What the task asks: Render every entry verbatim.

The input:
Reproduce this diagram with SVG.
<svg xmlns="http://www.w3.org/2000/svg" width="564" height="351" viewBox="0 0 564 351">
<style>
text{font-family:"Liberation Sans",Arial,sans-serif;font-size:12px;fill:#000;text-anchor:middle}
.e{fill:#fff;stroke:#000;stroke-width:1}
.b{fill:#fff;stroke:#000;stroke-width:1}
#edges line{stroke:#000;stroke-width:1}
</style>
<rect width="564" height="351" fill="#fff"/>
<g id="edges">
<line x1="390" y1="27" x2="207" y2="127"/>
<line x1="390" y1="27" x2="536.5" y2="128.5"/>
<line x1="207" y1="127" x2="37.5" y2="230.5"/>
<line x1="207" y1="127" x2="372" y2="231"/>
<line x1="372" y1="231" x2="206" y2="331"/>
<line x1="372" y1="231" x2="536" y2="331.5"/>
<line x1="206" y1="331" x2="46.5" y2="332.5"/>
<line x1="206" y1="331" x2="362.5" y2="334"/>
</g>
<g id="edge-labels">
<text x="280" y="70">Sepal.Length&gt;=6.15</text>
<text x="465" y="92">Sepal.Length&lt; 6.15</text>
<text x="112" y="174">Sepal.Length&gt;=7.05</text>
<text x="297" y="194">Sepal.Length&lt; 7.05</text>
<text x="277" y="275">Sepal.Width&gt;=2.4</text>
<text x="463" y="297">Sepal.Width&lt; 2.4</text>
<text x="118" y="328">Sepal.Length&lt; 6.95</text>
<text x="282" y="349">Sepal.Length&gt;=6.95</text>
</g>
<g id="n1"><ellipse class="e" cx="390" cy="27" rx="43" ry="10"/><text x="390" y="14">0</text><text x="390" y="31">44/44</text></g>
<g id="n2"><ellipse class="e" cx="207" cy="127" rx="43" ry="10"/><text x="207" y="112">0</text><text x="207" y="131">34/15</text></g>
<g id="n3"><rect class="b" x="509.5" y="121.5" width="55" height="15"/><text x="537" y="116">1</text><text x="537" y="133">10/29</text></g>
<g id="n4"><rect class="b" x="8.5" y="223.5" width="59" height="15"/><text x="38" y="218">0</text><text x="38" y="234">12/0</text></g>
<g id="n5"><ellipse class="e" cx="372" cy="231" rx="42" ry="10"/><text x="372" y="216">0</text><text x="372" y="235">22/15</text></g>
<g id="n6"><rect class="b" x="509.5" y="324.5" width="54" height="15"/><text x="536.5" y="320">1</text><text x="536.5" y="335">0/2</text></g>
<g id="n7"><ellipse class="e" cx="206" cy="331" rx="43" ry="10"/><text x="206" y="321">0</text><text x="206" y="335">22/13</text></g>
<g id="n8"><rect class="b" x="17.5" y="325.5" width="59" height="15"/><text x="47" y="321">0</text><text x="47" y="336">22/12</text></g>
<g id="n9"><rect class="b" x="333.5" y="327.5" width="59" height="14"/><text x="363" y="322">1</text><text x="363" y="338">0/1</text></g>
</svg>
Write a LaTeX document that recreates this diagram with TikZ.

Exercise solution:
Reproduce this diagram with SVG.
<svg xmlns="http://www.w3.org/2000/svg" width="564" height="351" viewBox="0 0 564 351">
<style>
text{font-family:"Liberation Sans",Arial,sans-serif;font-size:12px;fill:#000;text-anchor:middle}
.e{fill:#fff;stroke:#000;stroke-width:1}
.b{fill:#fff;stroke:#000;stroke-width:1}
#edges line{stroke:#000;stroke-width:1}
</style>
<rect width="564" height="351" fill="#fff"/>
<g id="edges">
<line x1="390" y1="27" x2="207" y2="127"/>
<line x1="390" y1="27" x2="536.5" y2="128.5"/>
<line x1="207" y1="127" x2="37.5" y2="230.5"/>
<line x1="207" y1="127" x2="372" y2="231"/>
<line x1="372" y1="231" x2="206" y2="331"/>
<line x1="372" y1="231" x2="536" y2="331.5"/>
<line x1="206" y1="331" x2="46.5" y2="332.5"/>
<line x1="206" y1="331" x2="362.5" y2="334"/>
</g>
<g id="edge-labels">
<text x="280" y="70">Sepal.Length&gt;=6.15</text>
<text x="465" y="92">Sepal.Length&lt; 6.15</text>
<text x="112" y="174">Sepal.Length&gt;=7.05</text>
<text x="297" y="194">Sepal.Length&lt; 7.05</text>
<text x="277" y="275">Sepal.Width&gt;=2.4</text>
<text x="463" y="297">Sepal.Width&lt; 2.4</text>
<text x="118" y="328">Sepal.Length&lt; 6.95</text>
<text x="282" y="349">Sepal.Length&gt;=6.95</text>
</g>
<g id="n1"><ellipse class="e" cx="390" cy="27" rx="43" ry="10"/><text x="390" y="14">0</text><text x="390" y="31">44/44</text></g>
<g id="n2"><ellipse class="e" cx="207" cy="127" rx="43" ry="10"/><text x="207" y="112">0</text><text x="207" y="131">34/15</text></g>
<g id="n3"><rect class="b" x="509.5" y="121.5" width="55" height="15"/><text x="537" y="116">1</text><text x="537" y="133">10/29</text></g>
<g id="n4"><rect class="b" x="8.5" y="223.5" width="59" height="15"/><text x="38" y="218">0</text><text x="38" y="234">12/0</text></g>
<g id="n5"><ellipse class="e" cx="372" cy="231" rx="42" ry="10"/><text x="372" y="216">0</text><text x="372" y="235">22/15</text></g>
<g id="n6"><rect class="b" x="509.5" y="324.5" width="54" height="15"/><text x="536.5" y="320">1</text><text x="536.5" y="335">0/2</text></g>
<g id="n7"><ellipse class="e" cx="206" cy="331" rx="43" ry="10"/><text x="206" y="321">0</text><text x="206" y="335">22/13</text></g>
<g id="n8"><rect class="b" x="17.5" y="325.5" width="59" height="15"/><text x="47" y="321">0</text><text x="47" y="336">22/12</text></g>
<g id="n9"><rect class="b" x="333.5" y="327.5" width="59" height="14"/><text x="363" y="322">1</text><text x="363" y="338">0/1</text></g>
</svg>
Write a LaTeX document that recreates this diagram with TikZ.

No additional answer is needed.